Washington communities weigh dock tax to recover road cost

| 2/5/2009

Several towns located in the valley between Tacoma and Seattle are looking at ways to stabilize road maintenance – and they’re banking on truck traffic generated by nearby ports as a way to get back into black.

Fife, WA, located near Tacoma, is considering adding a $100 tax per door for warehouse owners that house freight hauled by commercial trucks.

Fife City Manager Steve Worthington, who is overseeing the proposed tax, was unavailable for comment Thursday, Feb. 5, though another city official said the measure will see at least one more public hearing and two readings by the council.

Fife is one of several towns in the area that are home to warehouses from the two larger cities’ ports. Neighboring Sumner and Auburn are considering a similar tax to pay for road maintenance.

The measures are unlikely to be adopted without a fight.

The Fife City Council has received a large amount of feedback, including from many concerned warehouse owners and some large trucking representatives, Russell Blount, public works director, told Land Line.

“We have a number of auto dealers, and historically a lot of our revenue funds come from sales tax association with new car sales,” Blount said. “Sales, frankly, are way down.”

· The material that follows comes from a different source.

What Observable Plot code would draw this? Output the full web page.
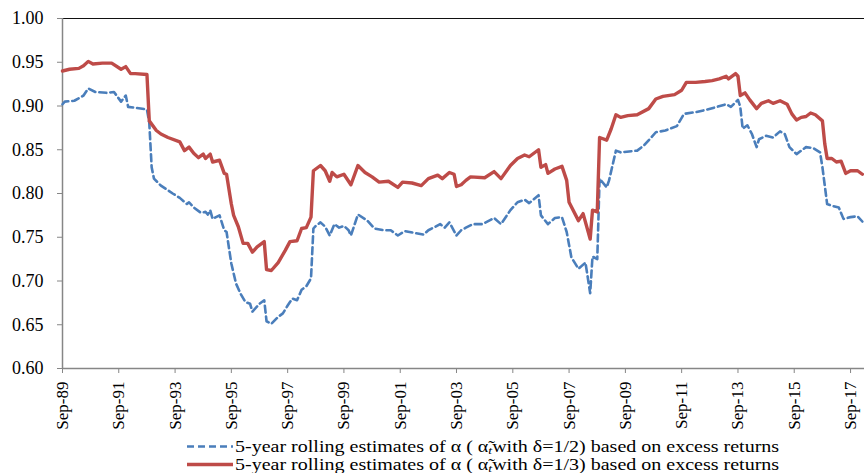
<!DOCTYPE html>
<html><head><meta charset="utf-8">
<script src="https://cdn.jsdelivr.net/npm/d3@7"></script>
<script src="https://cdn.jsdelivr.net/npm/@observablehq/plot@0.6"></script>
<style>
body{margin:0;background:#fff;}
#chart{width:864px;height:473px;overflow:hidden;position:relative;font-family:"Liberation Serif","Tinos","Times New Roman","DejaVu Serif",serif;}
#chart svg text{font-family:"Liberation Serif","Tinos","Times New Roman","DejaVu Serif",serif;}
.leg{position:absolute;left:187px;height:17px;white-space:nowrap;color:#000;}
.leg svg{position:absolute;left:0;top:0;}
.leg .txt{position:absolute;left:48px;top:0;font-size:16px;line-height:17px;display:inline-block;transform-origin:0 50%;}
.sub{font-style:italic;font-size:11px;position:relative;top:2px;}
</style></head><body><div id="chart"></div>
<script>
const redDates = ["1989-09","1989-12","1990-04","1990-06","1990-08","1990-10","1991-02","1991-06","1991-10","1991-12","1992-02","1992-04","1992-09","1992-10","1993-01","1993-03","1993-06","1993-11","1994-01","1994-03","1994-05","1994-07","1994-09","1994-10","1994-12","1995-01","1995-04","1995-06","1995-07","1995-09","1995-10","1995-12","1996-02","1996-04","1996-06","1996-08","1996-11","1996-12","1997-02","1997-05","1997-08","1997-10","1998-01","1998-03","1998-05","1998-07","1998-08","1998-11","1999-01","1999-03","1999-04","1999-06","1999-09","1999-12","2000-03","2000-06","2000-09","2000-12","2001-04","2001-08","2001-10","2002-02","2002-06","2002-09","2003-01","2003-03","2003-06","2003-08","2003-09","2003-11","2004-01","2004-03","2004-09","2005-01","2005-04","2005-08","2005-11","2006-02","2006-04","2006-08","2006-09","2006-11","2006-12","2007-03","2007-06","2007-08","2007-09","2008-01","2008-03","2008-06","2008-07","2008-09","2008-10","2009-01","2009-03","2009-05","2009-07","2009-10","2010-02","2010-07","2010-10","2011-01","2011-06","2011-09","2011-11","2012-03","2012-07","2012-10","2013-01","2013-04","2013-05","2013-08","2013-09","2013-10","2013-12","2014-02","2014-05","2014-07","2014-10","2014-12","2015-03","2015-06","2015-08","2015-10","2015-12","2016-02","2016-04","2016-06","2016-09","2016-10","2016-11","2017-01","2017-03","2017-05","2017-07","2017-09","2017-12","2018-02"];
const redValues = [0.940,0.942,0.943,0.946,0.951,0.948,0.949,0.949,0.942,0.945,0.937,0.937,0.936,0.883,0.872,0.868,0.864,0.859,0.849,0.853,0.846,0.841,0.845,0.840,0.845,0.836,0.838,0.823,0.822,0.788,0.775,0.762,0.743,0.743,0.733,0.739,0.745,0.713,0.712,0.721,0.735,0.745,0.746,0.760,0.761,0.773,0.826,0.832,0.826,0.814,0.824,0.819,0.822,0.810,0.832,0.824,0.819,0.813,0.814,0.807,0.813,0.812,0.809,0.817,0.821,0.817,0.824,0.822,0.808,0.810,0.815,0.819,0.818,0.825,0.817,0.832,0.840,0.844,0.842,0.850,0.830,0.833,0.823,0.828,0.831,0.815,0.790,0.769,0.777,0.748,0.781,0.779,0.864,0.861,0.874,0.890,0.887,0.889,0.890,0.897,0.908,0.911,0.913,0.918,0.927,0.927,0.928,0.929,0.931,0.934,0.931,0.937,0.934,0.912,0.915,0.907,0.897,0.903,0.906,0.903,0.906,0.902,0.891,0.884,0.887,0.888,0.892,0.890,0.883,0.857,0.840,0.840,0.836,0.837,0.823,0.826,0.826,0.822];

const blueDates = ["1989-09","1989-10","1990-02","1990-06","1990-08","1990-11","1991-04","1991-07","1991-10","1991-12","1992-01","1992-04","1992-09","1992-10","1992-11","1992-12","1993-03","1993-08","1993-11","1994-02","1994-03","1994-05","1994-08","1994-10","1994-11","1994-12","1995-01","1995-04","1995-06","1995-07","1995-09","1995-11","1996-01","1996-03","1996-05","1996-06","1996-09","1996-11","1996-12","1997-02","1997-05","1997-07","1997-09","1997-11","1998-01","1998-03","1998-05","1998-07","1998-08","1998-09","1998-11","1999-01","1999-03","1999-05","1999-07","1999-09","1999-11","1999-12","2000-03","2000-07","2000-10","2001-02","2001-05","2001-08","2001-11","2002-03","2002-07","2002-09","2002-12","2003-02","2003-04","2003-06","2003-09","2003-11","2004-01","2004-04","2004-08","2005-01","2005-04","2005-08","2005-11","2006-02","2006-04","2006-08","2006-09","2006-12","2007-03","2007-06","2007-08","2007-10","2008-01","2008-04","2008-06","2008-07","2008-09","2008-10","2009-01","2009-02","2009-05","2009-07","2010-02","2010-05","2010-10","2011-02","2011-07","2011-10","2012-03","2012-08","2012-12","2013-04","2013-06","2013-09","2013-10","2013-11","2014-01","2014-03","2014-05","2014-06","2014-09","2014-12","2015-03","2015-05","2015-07","2015-10","2015-12","2016-02","2016-05","2016-08","2016-09","2016-11","2017-01","2017-04","2017-06","2017-09","2017-12","2018-02"];
const blueValues = [0.902,0.905,0.906,0.912,0.920,0.916,0.915,0.916,0.905,0.912,0.899,0.898,0.896,0.881,0.830,0.817,0.809,0.800,0.795,0.788,0.790,0.784,0.778,0.779,0.776,0.781,0.771,0.775,0.758,0.756,0.720,0.697,0.685,0.676,0.674,0.665,0.674,0.678,0.654,0.651,0.659,0.663,0.672,0.680,0.678,0.690,0.694,0.703,0.760,0.763,0.767,0.762,0.752,0.765,0.761,0.763,0.758,0.752,0.776,0.769,0.760,0.758,0.758,0.752,0.757,0.755,0.753,0.758,0.762,0.765,0.761,0.767,0.752,0.758,0.761,0.765,0.765,0.772,0.765,0.781,0.790,0.793,0.789,0.798,0.775,0.765,0.772,0.773,0.756,0.727,0.714,0.721,0.686,0.728,0.725,0.817,0.807,0.815,0.849,0.847,0.849,0.855,0.870,0.872,0.877,0.891,0.893,0.896,0.899,0.902,0.899,0.907,0.899,0.874,0.878,0.868,0.853,0.862,0.866,0.864,0.871,0.868,0.853,0.845,0.849,0.853,0.852,0.847,0.830,0.788,0.786,0.784,0.771,0.773,0.774,0.768];

const xTickLabels = ["Sep-89","Sep-91","Sep-93","Sep-95","Sep-97","Sep-99","Sep-01","Sep-03","Sep-05","Sep-07","Sep-09","Sep-11","Sep-13","Sep-15","Sep-17"];
const yTicks = [0.60,0.65,0.70,0.75,0.80,0.85,0.90,0.95,1.00];
const xDomainLabels = ["1989-09","2018-03"];

const parseM = d3.utcParse("%Y-%m");
const parseTick = d3.utcParse("%b-%y");
const fmtTick = d3.utcFormat("%b-%y");
const xTicks = xTickLabels.map(parseTick);
const red = redDates.map((d, i) => ({date: parseM(d), value: redValues[i]}));
const blue = blueDates.map((d, i) => ({date: parseM(d), value: blueValues[i]}));
const xDomain = xDomainLabels.map(parseM);

const AXIS = "#868686";
const FONT = "'Liberation Serif','Tinos','Times New Roman','DejaVu Serif',serif";
const plot = Plot.plot({
  width: 864, height: 436,
  marginLeft: 62, marginRight: 0, marginTop: 18, marginBottom: 68,
  style: {fontFamily: FONT, fontSize: "18px", color: "#000", background: "#fff"},
  x: {type: "utc", domain: xDomain},
  y: {domain: [0.6, 1.0]},
  marks: [
    Plot.ruleY([1.0], {stroke: "#111", strokeWidth: 1}),
    Plot.axisY({ticks: yTicks, tickFormat: d => d.toFixed(2), tickSize: 5, tickPadding: 14, stroke: AXIS, fill: "#000", label: null, fontSize: 18}),
    Plot.axisX({ticks: xTicks, tickFormat: fmtTick, tickRotate: -90, tickSize: 5, tickPadding: 8, stroke: AXIS, fill: "#000", label: null, fontSize: 17}),
    Plot.ruleY([0.6], {stroke: AXIS, strokeWidth: 1.5}),
    Plot.ruleX([xDomain[0]], {stroke: AXIS, strokeWidth: 1.5}),
    Plot.line(blue, {x: "date", y: "value", stroke: "#4A7EBB", strokeWidth: 2.6, strokeDasharray: "7,4"}),
    Plot.line(red, {x: "date", y: "value", stroke: "#BE4B48", strokeWidth: 3.4, strokeLinejoin: "round"})
  ]
});
const root = document.getElementById("chart");
root.appendChild(plot);

const legendItems = [
  {delta: "1/2", stroke: "#4A7EBB", width: 2.6, dash: "7,4", top: 438},
  {delta: "1/3", stroke: "#BE4B48", width: 3.4, dash: null, top: 456}
];
for (const it of legendItems) {
  const div = document.createElement("div");
  div.className = "leg";
  div.style.top = it.top + "px";
  div.innerHTML = `<svg width="46" height="17"><line x1="0" x2="46" y1="8.5" y2="8.5" stroke="${it.stroke}" stroke-width="${it.width}" ${it.dash ? `stroke-dasharray="${it.dash}"` : ""}/></svg>` +
    `<span class="txt">5-year rolling estimates of α ( α̃<span class="sub">t</span>with δ=${it.delta}) based on excess returns</span>`;
  root.appendChild(div);
  const txt = div.querySelector(".txt");
  const w = txt.getBoundingClientRect().width;
  txt.style.transform = `scaleX(${(544 / w).toFixed(3)})`;
}
</script></body></html>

The News Tribune reported that Fife has about 2,022 loading dock doors, which would be taxed and could bring in more than $200,000 in annual revenue.

OOIDA officials flatly rejected the tax’s validity and ability to fairly tax road users.

“This is really stupid,” said Joe Rajkovacz, OOIDA regulatory affairs specialist. “Look – if you’ve got a budget shortfall, increase your mill rate on property tax. It’s pretty simple. That’s an easier way to raise money than assuming falsely that truck owners aren’t paying their fair share. And this gets into the issue of highway funding. Fife almost certainly is a recipient of state and federal tax dollars.”

The dock fee will surely be turned and charged to shippers, and therefore the truckers that make dock pickups and deliveries, said Rajkovacz, who said he wants to see the legal language for the proposed ordinance.

“Any scheme concocted by local government that is used by the business community to essentially coerce truckers to pay to be unloaded is illegal under federal law,” Rajkovacz said. “Truckers cannot be forced to pay to be unloaded or loaded.”

Truckers already pull their weight in infrastructure maintenance.

Tom Weakley, director of the OOIDA Foundation, pointed to an American Trucking Associations statistic that shows commercial trucks make up 12.5 percent of all registered vehicles but pay 36.5 percent of total highway-user taxes.